The company expects to resolve the supply-chain issues to a large extent by revising existing arrangements with key suppliers, thereby gaining smooth access to important components like microprocessors. That will also ease the pressure from high costs related to shipments. Meanwhile, the recovery in enterprise spending, buoyed by market reopening and removal of virus-related curbs, will have a positive effect on top-line performance. In the most recent quarter, product orders grew at the fastest pace in a decade. Also, more than 80% of software revenue was in the form of subscriptions, indicating that the new model is gaining steam.
Internet for the Future
Earlier this year, the company closed its previously announced acquisition of optical networking solutions provider Acasia Communications for $4.5 billion, as part of the Internet for the Future strategy. Recent buyouts and diversification into new areas like cybersecurity and cloud applications have also created significant cross-selling opportunities.
“The next phase of the recovery and the future of work will be heavily reliant on our technology. Cisco’s end-to-end portfolio will serve as the foundation for next-generation infrastructure solutions as well as cloud-enabled delivery models and innovation, allowing our customers to move with even greater speed and agility.
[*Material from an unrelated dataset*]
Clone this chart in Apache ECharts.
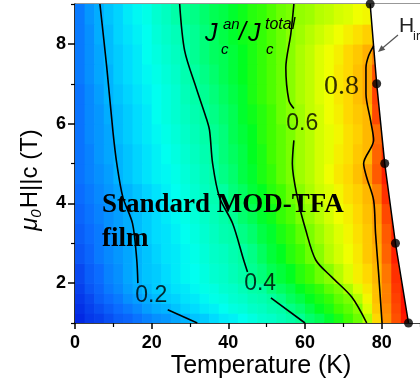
<!DOCTYPE html>
<html>
<head>
<meta charset="utf-8">
<script src="https://cdn.jsdelivr.net/npm/echarts@6/dist/echarts.min.js"></script>
<style>
  html, body { margin: 0; padding: 0; background: #fff; }
  #chart { width: 420px; height: 386px; }
</style>
</head>
<body>
<div id="chart"></div>
<script>
// Axis ticks
const xTicks = [0, 20, 40, 60, 80];
const xMinorTicks = [10, 30, 50, 70, 90];
const yTicks = [2, 4, 6, 8];
const yMinorTicks = [1, 3, 5, 7, 9];

// Grid of the Jc(an)/Jc(total) ratio: column centres in T (K), row edges in mu0H (T)
const fieldT = [1.25, 3.75, 6.25, 8.75, 11.25, 13.75, 16.25, 18.75, 21.25, 23.75,
                26.25, 28.75, 31.25, 33.75, 36.25, 38.75, 41.25, 43.75, 46.25, 48.75,
                51.25, 53.75, 56.25, 58.75, 61.25, 63.75, 66.25, 68.75, 71.25, 73.75,
                76.25, 78.75, 81.25, 83.75, 86.25, 88.75];
const fieldHEdges = [1, 1.25, 1.5, 1.75, 2, 2.5, 3, 3.5, 4, 4.5, 5,
                     5.5, 6, 6.5, 7, 7.5, 8, 8.5, 9];
// one row per field band (bottom to top), one value per fieldT entry (null above H_irr)
const ratio = [
  [.01,.03,.04,.06,.08,.09,.11,.13,.15,.16, .18,.20,.22,.23,.25,.27,.28,.30,.32,.34, .35,.37,.39,.41,.44,.46,.49,.52,.55,.58, .64,.75,.83,.90,.97,null],
  [.02,.04,.06,.08,.10,.12,.14,.17,.19,.20, .22,.24,.25,.27,.28,.30,.32,.33,.35,.36, .38,.39,.42,.44,.47,.50,.52,.55,.57,.60, .68,.77,.84,.91,.98,null],
  [.03,.05,.08,.10,.12,.15,.17,.19,.21,.23, .24,.26,.27,.29,.31,.32,.34,.35,.37,.38, .40,.42,.45,.47,.50,.52,.54,.57,.59,.64, .71,.78,.85,.92,.98,null],
  [.04,.07,.09,.12,.14,.17,.19,.21,.23,.24, .26,.27,.29,.31,.32,.34,.35,.37,.39,.40, .43,.45,.47,.50,.52,.54,.57,.59,.63,.68, .73,.78,.85,.93,.98,null],
  [.05,.08,.10,.13,.15,.18,.20,.22,.23,.25, .27,.29,.30,.32,.34,.35,.37,.39,.41,.43, .46,.48,.50,.53,.55,.58,.60,.64,.68,.72, .75,.79,.86,.94,.97,null],
  [.07,.09,.12,.14,.16,.18,.20,.22,.24,.26, .27,.29,.31,.33,.35,.36,.38,.40,.42,.45, .48,.50,.53,.55,.58,.60,.64,.67,.70,.73, .77,.80,.88,.96,null,null],
  [.08,.10,.12,.15,.17,.19,.21,.23,.25,.26, .28,.30,.32,.34,.36,.38,.39,.42,.44,.47, .49,.52,.54,.57,.59,.62,.65,.68,.71,.74, .77,.81,.89,.96,null,null],
  [.09,.11,.13,.15,.17,.19,.21,.23,.25,.27, .29,.31,.33,.35,.37,.39,.41,.44,.46,.49, .51,.54,.56,.59,.61,.64,.67,.70,.72,.75, .78,.82,.91,.96,null,null],
  [.10,.12,.14,.16,.18,.20,.22,.24,.26,.28, .30,.32,.34,.36,.38,.40,.43,.45,.48,.50, .53,.55,.58,.60,.63,.66,.68,.71,.74,.76, .79,.85,.94,null,null,null],
  [.11,.13,.15,.17,.20,.22,.24,.26,.28,.29, .31,.33,.35,.37,.39,.42,.44,.47,.49,.52, .54,.57,.59,.62,.64,.67,.70,.73,.75,.78, .82,.89,.96,null,null,null],
  [.11,.13,.16,.18,.20,.22,.24,.26,.28,.30, .32,.34,.36,.38,.40,.43,.45,.47,.50,.52, .55,.57,.59,.62,.64,.67,.69,.72,.74,.77, .79,.88,.95,null,null,null],
  [.11,.14,.16,.18,.21,.23,.25,.27,.29,.31, .33,.35,.37,.39,.41,.43,.46,.48,.50,.53, .55,.57,.59,.62,.64,.67,.69,.71,.74,.76, .79,.87,.95,null,null,null],
  [.11,.14,.16,.19,.21,.23,.25,.27,.30,.32, .34,.36,.38,.40,.42,.44,.46,.49,.51,.53, .55,.58,.60,.62,.65,.67,.70,.72,.75,.77, .79,.91,null,null,null,null],
  [.11,.14,.17,.20,.22,.24,.26,.28,.30,.32, .34,.37,.39,.41,.43,.45,.47,.49,.52,.54, .56,.58,.60,.63,.65,.68,.70,.73,.75,.78, .81,.92,null,null,null,null],
  [.12,.15,.18,.20,.23,.25,.27,.29,.31,.33, .35,.38,.40,.42,.44,.46,.48,.50,.52,.54, .56,.58,.60,.63,.65,.68,.70,.73,.75,.78, .81,.90,null,null,null,null],
  [.12,.15,.18,.21,.23,.25,.27,.30,.32,.34, .36,.38,.41,.43,.45,.46,.48,.50,.52,.54, .56,.58,.60,.63,.65,.68,.70,.72,.75,.77, .80,.85,null,null,null,null],
  [.12,.15,.19,.21,.24,.26,.28,.30,.33,.35, .37,.39,.41,.43,.45,.47,.49,.51,.52,.54, .56,.58,.60,.62,.64,.66,.68,.70,.72,.74, .76,.77,null,null,null,null],
  [.12,.16,.19,.22,.24,.27,.29,.31,.34,.36, .39,.41,.42,.44,.46,.47,.49,.51,.53,.54, .56,.58,.59,.61,.62,.64,.65,.67,.68,.70, .71,.72,null,null,null,null]
];

// Iso-ratio lines, as [T, mu0H] points; each level is split where its label sits
const contourLevels = ['0.2', '0.4', '0.6', '0.8'];
const contourLines = [
  [[[6.5, 9], [8.3, 7.4], [9.9, 5.8], [10.9, 5.0], [12.5, 4.15], [15, 3.5], [16.1, 2.6], [16.4, 2.0]],
   [[24.2, 1.33], [31.9, 1.0]]],
  [[[27.3, 9], [28.6, 7.83], [31.6, 6.9], [34.2, 6.15], [35.1, 5.83], [35.9, 5.0], [37.7, 4.15], [41.1, 3.5], [44, 2.58], [45, 2.28]],
   [[51.1, 1.63], [60, 1.0]]],
  [[[57.1, 9], [56.3, 8.25], [55, 7.4], [55.8, 6.58], [57.1, 6.38]],
   [[57.1, 5.58], [56.7, 5.0], [58, 4.15], [60.2, 3.33], [62.8, 2.58], [67, 2.15], [72.2, 1.65], [76.1, 1.0]]],
  [[[77.9, 7.95], [76.6, 7.7], [75.9, 7.4], [75.9, 6.75], [77.1, 6.08], [77.9, 5.58], [75.3, 5.0], [76.1, 4.65], [77.9, 4.08], [78.4, 3.25], [79.2, 2.25], [80.1, 1.0]]]
];
const contourLabelT = [19.9, 48.3, 59.3, 69.5];
const contourLabelH = [1.68, 1.98, 5.99, 6.92];

// Irreversibility line H_irr(T)
const hirrT = [77, 78.7, 80.8, 83.6, 87];
const hirrH = [9, 7, 5, 3, 1];

const X_MIN = 0, X_MAX = 90, Y_MIN = 1, Y_MAX = 9;
const CELL_W = 2.5;

// [T centre, H low, H high, ratio]
const cells = [];
ratio.forEach(function (row, j) {
  row.forEach(function (v, i) {
    if (v !== null) cells.push([fieldT[i], fieldHEdges[j], fieldHEdges[j + 1], v]);
  });
});

const SANS = 'Liberation Sans, Arial, sans-serif';
const SERIF = 'Liberation Serif, Times New Roman, serif';

const series = [];

// colour field
series.push({
  type: 'custom',
  data: cells,
  encode: { x: 0, y: [1, 2] },
  clip: true,
  z: 1,
  renderItem: function (params, api) {
    const t = api.value(0);
    const p0 = api.coord([t - CELL_W / 2, api.value(2)]);
    const p1 = api.coord([t + CELL_W / 2, api.value(1)]);
    return {
      type: 'rect',
      shape: { x: p0[0], y: p0[1], width: p1[0] - p0[0] + 0.7, height: p1[1] - p0[1] + 0.7 },
      style: { fill: api.visual('color') }
    };
  }
});

// blank region above the irreversibility line
series.push({
  type: 'custom',
  data: [[X_MAX, Y_MIN]],
  clip: true,
  z: 2,
  silent: true,
  renderItem: function (params, api) {
    const pts = hirrT.map(function (t, i) { return api.coord([t, hirrH[i]]); });
    pts.push(api.coord([X_MAX + 5, Y_MIN]));
    pts.push(api.coord([X_MAX + 5, Y_MAX]));
    return { type: 'polygon', shape: { points: pts }, style: { fill: '#ffffff' } };
  }
});

// iso-ratio lines
contourLines.forEach(function (segs) {
  segs.forEach(function (seg) {
    series.push({
      type: 'line',
      data: seg,
      smooth: 0.3,
      symbol: 'none',
      z: 3,
      silent: true,
      lineStyle: { color: '#000', width: 1.6 }
    });
  });
});

// H_irr line and points
series.push({
  type: 'line',
  data: hirrT.map(function (t, i) { return [t, hirrH[i]]; }),
  symbol: 'none',
  z: 4,
  lineStyle: { color: '#000', width: 1.5 }
});
series.push({
  type: 'scatter',
  data: hirrT.map(function (t, i) { return [t, hirrH[i]]; }),
  symbol: 'circle',
  symbolSize: 9,
  z: 5,
  itemStyle: { color: '#000' }
});

// level labels
series.push({
  type: 'scatter',
  symbolSize: 0,
  z: 6,
  clip: false,
  silent: true,
  data: contourLevels.map(function (lv, i) {
    const item = { name: lv, value: [contourLabelT[i], contourLabelH[i]] };
    if (lv === '0.8') item.label = { fontFamily: SERIF, fontSize: 28 };
    return item;
  }),
  label: {
    show: true,
    position: 'inside',
    formatter: '{b}',
    color: '#000',
    fontFamily: SANS,
    fontSize: 23
  }
});

const option = {
  animation: false,
  backgroundColor: '#fff',
  grid: { left: 75, top: 4, width: 346.5, height: 319 },
  visualMap: {
    type: 'continuous',
    show: false,
    min: 0,
    max: 1,
    dimension: 3,
    seriesIndex: 0,
    inRange: {
      color: ['#0020e0', '#0848f0', '#0a6cff', '#0590ff', '#00b4ff', '#00dcff', '#00fff0',
              '#00ffc8', '#00ffa0', '#00ff60', '#00ff20', '#40ff00', '#88ff00', '#c0ff00',
              '#f0ff00', '#ffd800', '#ffb000', '#ff8000', '#ff5000', '#ff2800', '#ff0000']
    }
  },
  xAxis: [
    {
      type: 'value', min: X_MIN, max: X_MAX, position: 'bottom',
      axisLine: { show: true, lineStyle: { color: '#000', width: 1.6 } },
      axisTick: { show: true, inside: false, length: 6, customValues: xTicks, lineStyle: { color: '#000', width: 1.5 } },
      axisLabel: { customValues: xTicks, margin: 11, color: '#000', fontFamily: SANS, fontWeight: 'bold', fontSize: 18 },
      splitLine: { show: false }
    },
    {
      type: 'value', min: X_MIN, max: X_MAX, position: 'bottom',
      axisLine: { show: false },
      axisTick: { show: true, inside: false, length: 4, customValues: xMinorTicks, lineStyle: { color: '#000', width: 1.2 } },
      axisLabel: { show: false },
      splitLine: { show: false }
    },
    {
      type: 'value', min: X_MIN, max: X_MAX, position: 'top',
      axisLine: { show: true, lineStyle: { color: '#777', width: 1.6 } },
      axisTick: { show: false },
      axisLabel: { show: false },
      splitLine: { show: false }
    }
  ],
  yAxis: [
    {
      type: 'value', min: Y_MIN, max: Y_MAX, position: 'left',
      axisLine: { show: true, lineStyle: { color: '#000', width: 1.6 } },
      axisTick: { show: true, inside: false, length: 7, customValues: yTicks, lineStyle: { color: '#000', width: 1.5 } },
      axisLabel: { customValues: yTicks, margin: 9, color: '#000', fontFamily: SANS, fontWeight: 'bold', fontSize: 18 },
      splitLine: { show: false }
    },
    {
      type: 'value', min: Y_MIN, max: Y_MAX, position: 'left',
      axisLine: { show: false },
      axisTick: { show: true, inside: false, length: 4, customValues: yMinorTicks, lineStyle: { color: '#000', width: 1.2 } },
      axisLabel: { show: false },
      splitLine: { show: false }
    }
  ],
  series: series,
  graphic: [
    // axis titles
    { type: 'text', x: 261, y: 366, z: 100,
      style: { text: 'Temperature (K)', fill: '#000', font: '25px ' + SANS, textAlign: 'center', textVerticalAlign: 'middle' } },
    { type: 'text', x: 30, y: 180, rotation: Math.PI / 2, z: 100,
      style: {
        text: '{m|μ}{s|0}{n|H||c (T)}', textAlign: 'center', textVerticalAlign: 'middle', fill: '#000',
        rich: {
          m: { fontFamily: SANS, fontStyle: 'italic', fontSize: 24, lineHeight: 28 },
          s: { fontFamily: SANS, fontStyle: 'italic', fontSize: 15, lineHeight: 28, verticalAlign: 'bottom', padding: [10, 1, 0, 0] },
          n: { fontFamily: SANS, fontSize: 24, lineHeight: 28 }
        }
      } },
    // ratio symbol J_c^an / J_c^total
    { type: 'text', x: 205, y: 34, z: 100, style: { text: 'J', fill: '#000', font: 'italic 25px ' + SANS, textVerticalAlign: 'middle' } },
    { type: 'text', x: 223, y: 25, z: 100, style: { text: 'an', fill: '#000', font: 'italic 15px ' + SANS, textVerticalAlign: 'middle' } },
    { type: 'text', x: 221, y: 50, z: 100, style: { text: 'c', fill: '#000', font: 'italic 15px ' + SANS, textVerticalAlign: 'middle' } },
    { type: 'text', x: 239, y: 33, z: 100, style: { text: '/', fill: '#000', font: 'italic 25px ' + SANS, textVerticalAlign: 'middle' } },
    { type: 'text', x: 248, y: 34, z: 100, style: { text: 'J', fill: '#000', font: 'italic 25px ' + SANS, textVerticalAlign: 'middle' } },
    { type: 'text', x: 265, y: 25, z: 100, style: { text: 'total', fill: '#000', font: 'italic 16px ' + SANS, textVerticalAlign: 'middle' } },
    { type: 'text', x: 266, y: 50, z: 100, style: { text: 'c', fill: '#000', font: 'italic 15px ' + SANS, textVerticalAlign: 'middle' } },
    // sample name
    { type: 'text', x: 102, y: 205, z: 100, style: { text: 'Standard MOD-TFA', fill: '#000', font: 'bold 27px ' + SERIF, textVerticalAlign: 'middle' } },
    { type: 'text', x: 102, y: 239, z: 100, style: { text: 'film', fill: '#000', font: 'bold 27px ' + SERIF, textVerticalAlign: 'middle' } },
    // H_irr annotation with arrow
    { type: 'text', x: 399, y: 26, z: 100, style: { text: 'H', fill: '#222', font: '21px ' + SANS, textVerticalAlign: 'middle' } },
    { type: 'text', x: 413, y: 36, z: 100, style: { text: 'irr', fill: '#222', font: '13px ' + SANS, textVerticalAlign: 'middle' } },
    { type: 'line', z: 100, shape: { x1: 398, y1: 35, x2: 382, y2: 48.5 }, style: { stroke: '#555', lineWidth: 1.2 } },
    { type: 'polygon', z: 100, shape: { points: [[378, 52], [385.3, 49.8], [381.4, 45.2]] }, style: { fill: '#555' } }
  ]
};

const chart = echarts.init(document.getElementById('chart'), null, { renderer: 'canvas' });
chart.setOption(option);
</script>
</body>
</html>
This will require a significant investment cycle and reinforces the strength of our strategy while driving greater opportunity to create a world that is more connected, inclusive, and secure.” said Chuck Robbins, chief executive officer of Cisco, during his interaction with analysts at the third-quarter earnings conference call.
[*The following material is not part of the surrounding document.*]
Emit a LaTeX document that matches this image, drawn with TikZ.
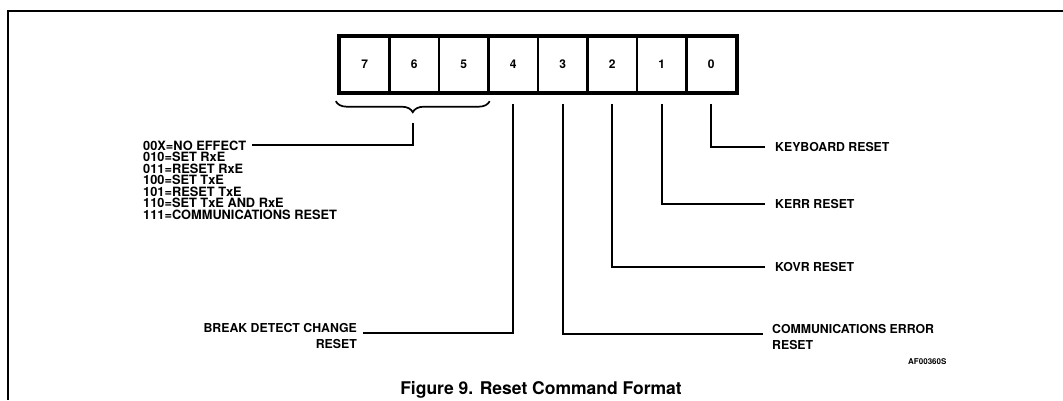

Ending a year-long streak of declines, revenues rose 7% annually to $12.8 billion in the third quarter, which translated into a 5% growth in adjusted earnings to $0.83 per share. The core operating segment —Infrastructure Platforms — expanded 6% and the services business, which accounts for 29% of total revenues, grew by 8%. The numbers also surpassed the market’s projection, but investors were not impressed by the management’s outlook guiding fourth-quarter earnings below the consensus estimate.
As a result, the stock suffered a big loss and continued the downtrend early Thursday, reversing a part of the recent gains. The shares are trading above their 52-week average, but well below the record highs of 2000. The stock has gained 18% since the beginning of the year, all along outperforming the S&P 500 index.